▶ [Dataset excerpt]
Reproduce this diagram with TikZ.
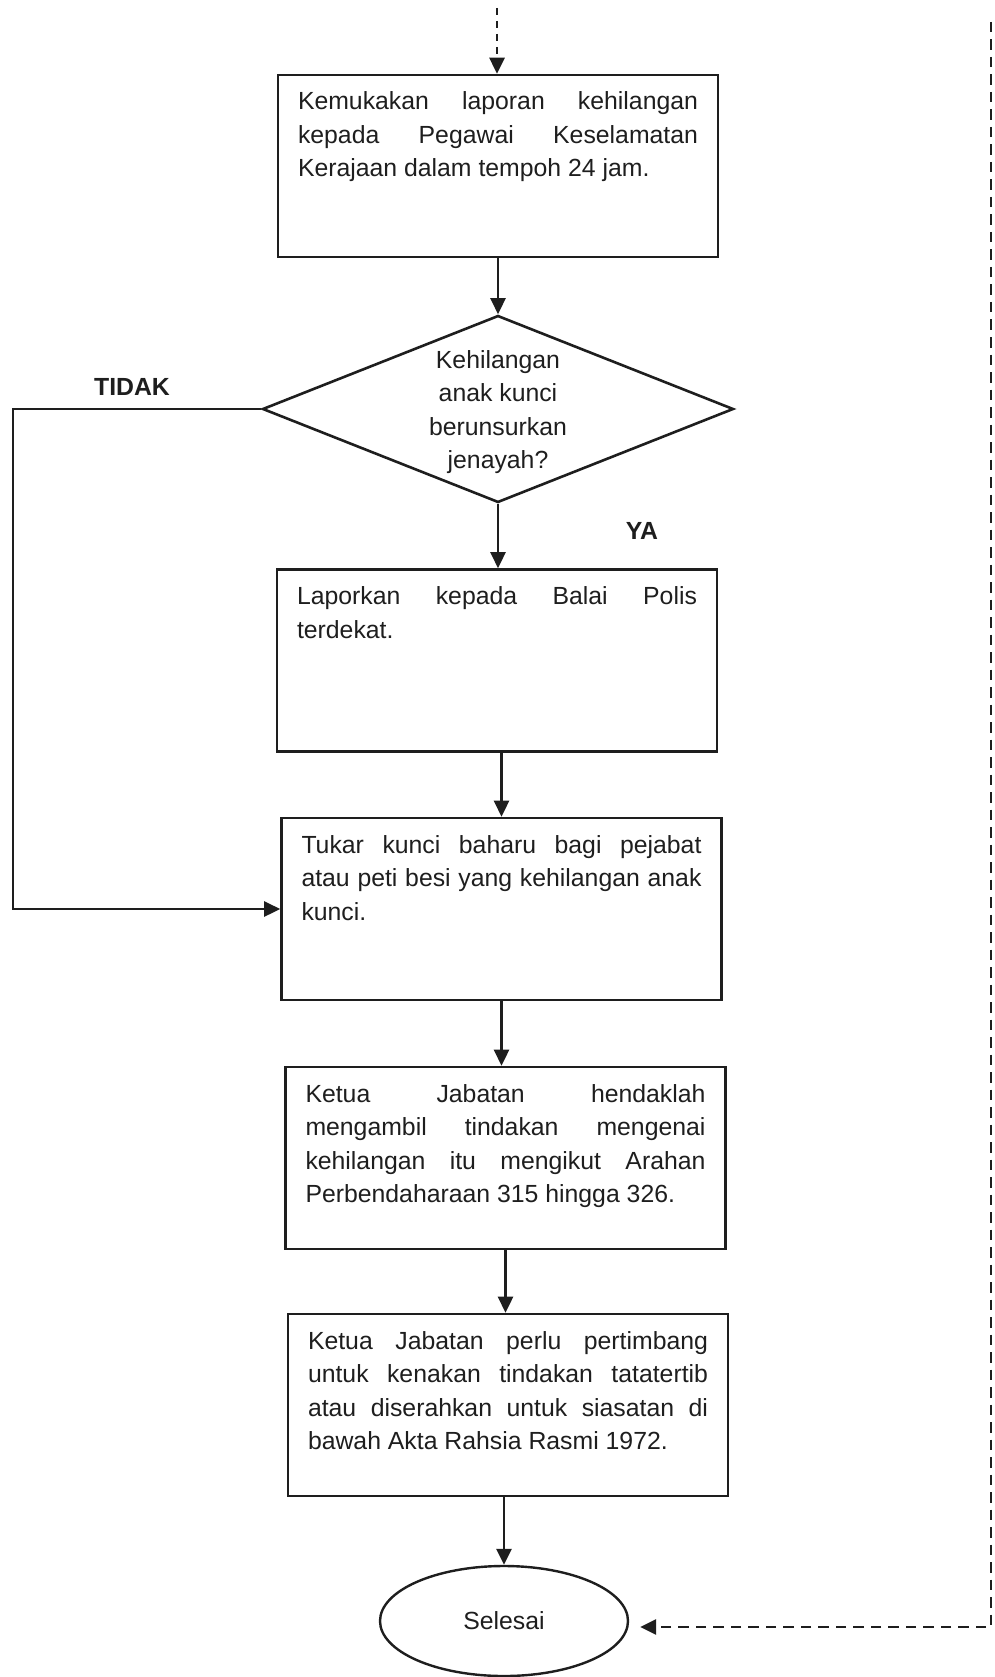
\documentclass[tikz,border=0pt]{standalone}
\usepackage{fontspec}
\setmainfont{Liberation Sans}
\usetikzlibrary{arrows.meta,shapes.geometric}
\definecolor{ink}{HTML}{1E1E1E}
\newcommand{\bxt}[1]{\begin{minipage}[c][182pt][t]{400pt}\hyphenpenalty=10000 \exhyphenpenalty=10000 \tolerance=10000 \hbadness=10000 \rule{0pt}{35pt}#1\end{minipage}}
\begin{document}
\begin{tikzpicture}[x=1pt,y=-1pt,
  txt/.style={font=\fontsize{24.8}{33.5}\selectfont, text=ink},
  proc/.style={txt, draw=ink, line width=2.6pt, inner xsep=20pt, inner ysep=0pt, minimum width=440pt, minimum height=182pt},
  decide/.style={diamond, draw=ink, line width=2.6pt, inner sep=0pt, minimum width=471pt, minimum height=187pt},
  term/.style={ellipse, draw=ink, line width=2.4pt, inner sep=0pt, minimum width=248pt, minimum height=110pt, txt},
  arr/.style={draw=ink, line width=2.6pt, -{Triangle[length=16pt,width=15pt]}},
  dsh/.style={draw=ink, line width=2.8pt, dash pattern=on 10.5pt off 7pt},
  lbl/.style={font=\fontsize{24.8}{30}\selectfont\bfseries, text=ink}
]
\useasboundingbox (0,0) rectangle (994,1677);

\node[proc] (b1) at (498,166) {\bxt{Kemukakan laporan kehilangan\linebreak kepada Pegawai Keselamatan\linebreak Kerajaan dalam tempoh 24 jam.}};
\node[decide] (d) at (498,409) {};
\node[txt, align=center] (dt) at (498,412) {Kehilangan\\anak kunci\\berunsurkan\\jenayah?};
\node[proc] (b2) at (497,660.5) {\bxt{Laporkan kepada Balai Polis\linebreak terdekat.}};
\node[proc] (b3) at (501.5,909) {\bxt{Tukar kunci baharu bagi pejabat\linebreak atau peti besi yang kehilangan anak\linebreak kunci.}};
\node[proc] (b4) at (505.5,1158) {\bxt{Ketua Jabatan hendaklah\linebreak mengambil tindakan mengenai\linebreak kehilangan itu mengikut Arahan\linebreak Perbendaharaan 315 hingga 326.}};
\node[proc] (b5) at (508,1405) {\bxt{Ketua Jabatan perlu pertimbang\linebreak untuk kenakan tindakan tatatertib\linebreak atau diserahkan untuk siasatan di\linebreak bawah Akta Rahsia Rasmi 1972.}};
\node[term] (e) at (504,1621) {Selesai};

\node[lbl] (tidak) at (132,387) {TIDAK};
\node[lbl] (ya) at (642,531) {YA};

\coordinate (topin) at (497,8);
\coordinate (L) at (13,700);
\coordinate (rtop) at (991,22);
\coordinate (rbot) at (991,1627);

\draw[dsh, dash pattern=on 7pt off 6pt, -{Triangle[length=16pt,width=15pt]}] (topin) -- (topin |- b1.north);
\draw[arr] (b1.south -| d.north) -- (d.north);
\draw[arr] (d.south) -- (d.south |- b2.north);
\draw[arr] (b3.north |- b2.south) -- (b3.north);
\draw[arr] (b3.south) -- (b3.south |- b4.north);
\draw[arr] (b4.south) -- (b4.south |- b5.north);
\draw[arr] (e.north |- b5.south) -- (e.north);
\draw[arr] (d.west) -| (L) |- (b3.west);
\draw[dsh, -{Triangle[length=16pt,width=15pt]}, shorten >=11pt] (rtop) -- (rbot) -- (rbot -| e.east);
\end{tikzpicture}
\end{document}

▶ [What the task requires] Reproduce all of the material above word for word. Omit the pictures.

▶ [Task output]
Reproduce this diagram with TikZ.
\documentclass[tikz,border=0pt]{standalone}
\usepackage{fontspec}
\setmainfont{Liberation Sans}
\usetikzlibrary{arrows.meta,shapes.geometric}
\definecolor{ink}{HTML}{1E1E1E}
\newcommand{\bxt}[1]{\begin{minipage}[c][182pt][t]{400pt}\hyphenpenalty=10000 \exhyphenpenalty=10000 \tolerance=10000 \hbadness=10000 \rule{0pt}{35pt}#1\end{minipage}}
\begin{document}
\begin{tikzpicture}[x=1pt,y=-1pt,
  txt/.style={font=\fontsize{24.8}{33.5}\selectfont, text=ink},
  proc/.style={txt, draw=ink, line width=2.6pt, inner xsep=20pt, inner ysep=0pt, minimum width=440pt, minimum height=182pt},
  decide/.style={diamond, draw=ink, line width=2.6pt, inner sep=0pt, minimum width=471pt, minimum height=187pt},
  term/.style={ellipse, draw=ink, line width=2.4pt, inner sep=0pt, minimum width=248pt, minimum height=110pt, txt},
  arr/.style={draw=ink, line width=2.6pt, -{Triangle[length=16pt,width=15pt]}},
  dsh/.style={draw=ink, line width=2.8pt, dash pattern=on 10.5pt off 7pt},
  lbl/.style={font=\fontsize{24.8}{30}\selectfont\bfseries, text=ink}
]
\useasboundingbox (0,0) rectangle (994,1677);

\node[proc] (b1) at (498,166) {\bxt{Kemukakan laporan kehilangan\linebreak kepada Pegawai Keselamatan\linebreak Kerajaan dalam tempoh 24 jam.}};
\node[decide] (d) at (498,409) {};
\node[txt, align=center] (dt) at (498,412) {Kehilangan\\anak kunci\\berunsurkan\\jenayah?};
\node[proc] (b2) at (497,660.5) {\bxt{Laporkan kepada Balai Polis\linebreak terdekat.}};
\node[proc] (b3) at (501.5,909) {\bxt{Tukar kunci baharu bagi pejabat\linebreak atau peti besi yang kehilangan anak\linebreak kunci.}};
\node[proc] (b4) at (505.5,1158) {\bxt{Ketua Jabatan hendaklah\linebreak mengambil tindakan mengenai\linebreak kehilangan itu mengikut Arahan\linebreak Perbendaharaan 315 hingga 326.}};
\node[proc] (b5) at (508,1405) {\bxt{Ketua Jabatan perlu pertimbang\linebreak untuk kenakan tindakan tatatertib\linebreak atau diserahkan untuk siasatan di\linebreak bawah Akta Rahsia Rasmi 1972.}};
\node[term] (e) at (504,1621) {Selesai};

\node[lbl] (tidak) at (132,387) {TIDAK};
\node[lbl] (ya) at (642,531) {YA};

\coordinate (topin) at (497,8);
\coordinate (L) at (13,700);
\coordinate (rtop) at (991,22);
\coordinate (rbot) at (991,1627);

\draw[dsh, dash pattern=on 7pt off 6pt, -{Triangle[length=16pt,width=15pt]}] (topin) -- (topin |- b1.north);
\draw[arr] (b1.south -| d.north) -- (d.north);
\draw[arr] (d.south) -- (d.south |- b2.north);
\draw[arr] (b3.north |- b2.south) -- (b3.north);
\draw[arr] (b3.south) -- (b3.south |- b4.north);
\draw[arr] (b4.south) -- (b4.south |- b5.north);
\draw[arr] (e.north |- b5.south) -- (e.north);
\draw[arr] (d.west) -| (L) |- (b3.west);
\draw[dsh, -{Triangle[length=16pt,width=15pt]}, shorten >=11pt] (rtop) -- (rbot) -- (rbot -| e.east);
\end{tikzpicture}
\end{document}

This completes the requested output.